(I already wrote this out, but it got lost
so I am summing up what I wrote the first time)
It is funny. I act frum most of the time in terms of not looking at inappropriate things; in fact many times it disgusts me. especially when with friends. i dont think it is just too act frum; i geniunely do not want to look at half naked women on a billboard.
but sometimes, i do take a peek at an inappropriate ad in the paper. sometimes i do sit down with an ipppropriate book. maybe you guys can help explain this...
i think it is because my main challange/problem is LUST. This means that I enjoy the momentary pleasure of mstr****, thinking about girls while doing it. [sorry- dont meant to trigger anyone] When I feel lust,i turn to these same things i find disgusting most of the time {if I would see a FRIEND or someone else reading an inappropriate book, etc. I would be disgusted!}... and I act out using these means.
But I do not know if I have the problem of LOOKING just for the sake of looking. Therefore, when out with friends, and have no lust at all, I have no urge to look at a billbopard.
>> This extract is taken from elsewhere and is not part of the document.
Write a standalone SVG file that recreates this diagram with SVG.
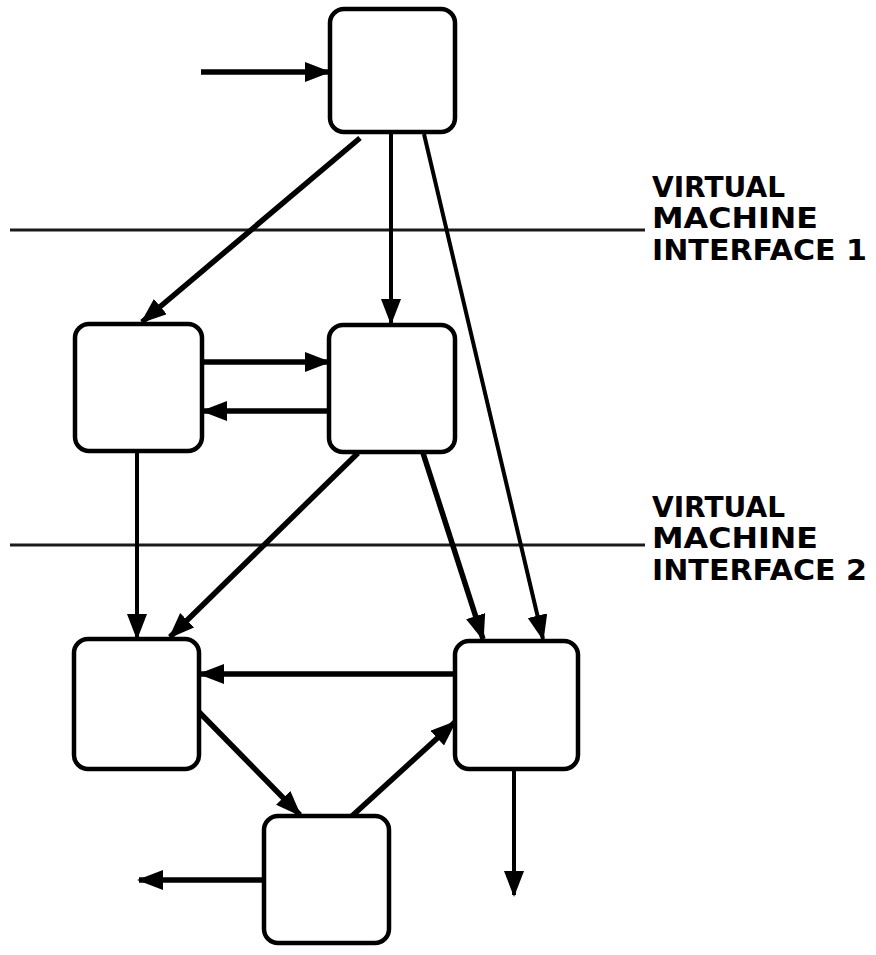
<svg xmlns="http://www.w3.org/2000/svg" width="876" height="955" viewBox="0 0 876 955">
<style>
.node{fill:#fff;stroke:#000;stroke-width:4.5}
.c{fill:none;stroke:#000;stroke-width:4}
.t{stroke-width:5.5}
.iface{stroke:#1a1a1a;stroke-width:3;fill:none}
.lbl{font-family:"DejaVu Sans","Liberation Sans",Arial,sans-serif;font-weight:bold;font-size:29px;fill:#000}
</style>
<defs>
<marker id="ah" markerUnits="userSpaceOnUse" markerWidth="28" markerHeight="22" refX="24" refY="10" orient="auto">
<path d="M0,0 L26,10 L0,20 z" fill="#000"/>
</marker>
</defs>
<g id="interfaces">
<line class="iface" x1="10" y1="230" x2="645" y2="230"/>
<line class="iface" x1="10" y1="545" x2="645" y2="545"/>
</g>
<g id="label1">
<text class="lbl" x="652" y="197" textLength="133" lengthAdjust="spacingAndGlyphs">VIRTUAL</text>
<text class="lbl" x="652" y="228" textLength="166" lengthAdjust="spacingAndGlyphs">MACHINE</text>
<text class="lbl" x="652" y="260" textLength="215" lengthAdjust="spacingAndGlyphs">INTERFACE 1</text>
</g>
<g id="label2">
<text class="lbl" x="652" y="517" textLength="133" lengthAdjust="spacingAndGlyphs">VIRTUAL</text>
<text class="lbl" x="652" y="548" textLength="166" lengthAdjust="spacingAndGlyphs">MACHINE</text>
<text class="lbl" x="652" y="580" textLength="215" lengthAdjust="spacingAndGlyphs">INTERFACE 2</text>
</g>
<g id="connectors">
<line class="c t" x1="201" y1="72" x2="329" y2="72" marker-end="url(#ah)"/>
<line class="c t" x1="360" y1="138" x2="142" y2="322" marker-end="url(#ah)"/>
<line class="c" x1="391" y1="134" x2="391" y2="323" marker-end="url(#ah)"/>
<line class="c" x1="424" y1="134" x2="543" y2="639" marker-end="url(#ah)"/>
<line class="c t" x1="203" y1="362" x2="329" y2="362" marker-end="url(#ah)"/>
<line class="c t" x1="329" y1="411" x2="203" y2="411" marker-end="url(#ah)"/>
<line class="c" x1="137" y1="452" x2="137" y2="638" marker-end="url(#ah)"/>
<line class="c t" x1="358" y1="453" x2="170" y2="637" marker-end="url(#ah)"/>
<line class="c t" x1="423" y1="453" x2="483" y2="639" marker-end="url(#ah)"/>
<line class="c t" x1="455" y1="674" x2="200" y2="674" marker-end="url(#ah)"/>
<line class="c t" x1="199" y1="712" x2="300" y2="815" marker-end="url(#ah)"/>
<line class="c t" x1="352" y1="816" x2="455" y2="722" marker-end="url(#ah)"/>
<line class="c t" x1="264" y1="880" x2="139" y2="880" marker-end="url(#ah)"/>
<line class="c" x1="514" y1="769" x2="514" y2="895" marker-end="url(#ah)"/>
</g>
<g id="n1"><rect class="node" x="330" y="9" width="125" height="123" rx="14"/></g>
<g id="n2"><rect class="node" x="75" y="324" width="127" height="127" rx="14"/></g>
<g id="n3"><rect class="node" x="329" y="325" width="126" height="127" rx="14"/></g>
<g id="n4"><rect class="node" x="74" y="639" width="125" height="130" rx="14"/></g>
<g id="n5"><rect class="node" x="455" y="641" width="123" height="128" rx="14"/></g>
<g id="n6"><rect class="node" x="264" y="816" width="125" height="127" rx="14"/></g>
</svg>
I turn my head away, actually.
Hashem has not challenged me with this particular YH, BH and BAH.
95% of the day I can be davening, learning, etc. It is the 5% that comes at the end of the day or night that grabs ne. Just last night (yes it was tisha b'av) I felt a strong urge that I pushed away once, but not twice. What happened? Didn't I know about the power of the day of tisha b'av? The asnwer is that I did, but I could not translate that into stopping my lust.
So what am I? Am I an oved Hashem with a common urge? Am I someone living a split life? I would like to say that my learning, tefilla, and teaching of Torah to others [I am in a Kollel for the summer] is geniune. That I am not a hypocrite for asking halachik shai'la's the day after I mstr*******.
Yes I guess I do 'serve' the YH some of the time. almost every simgle time that he beckons, actually.
I write this with confusion. I would like to implement a punishment for myself each time I fall. Does anyone have any suggestions for a punishment or a deprivation (that has worked for them)?
Feel free to respond...
I will probably add more to this soon.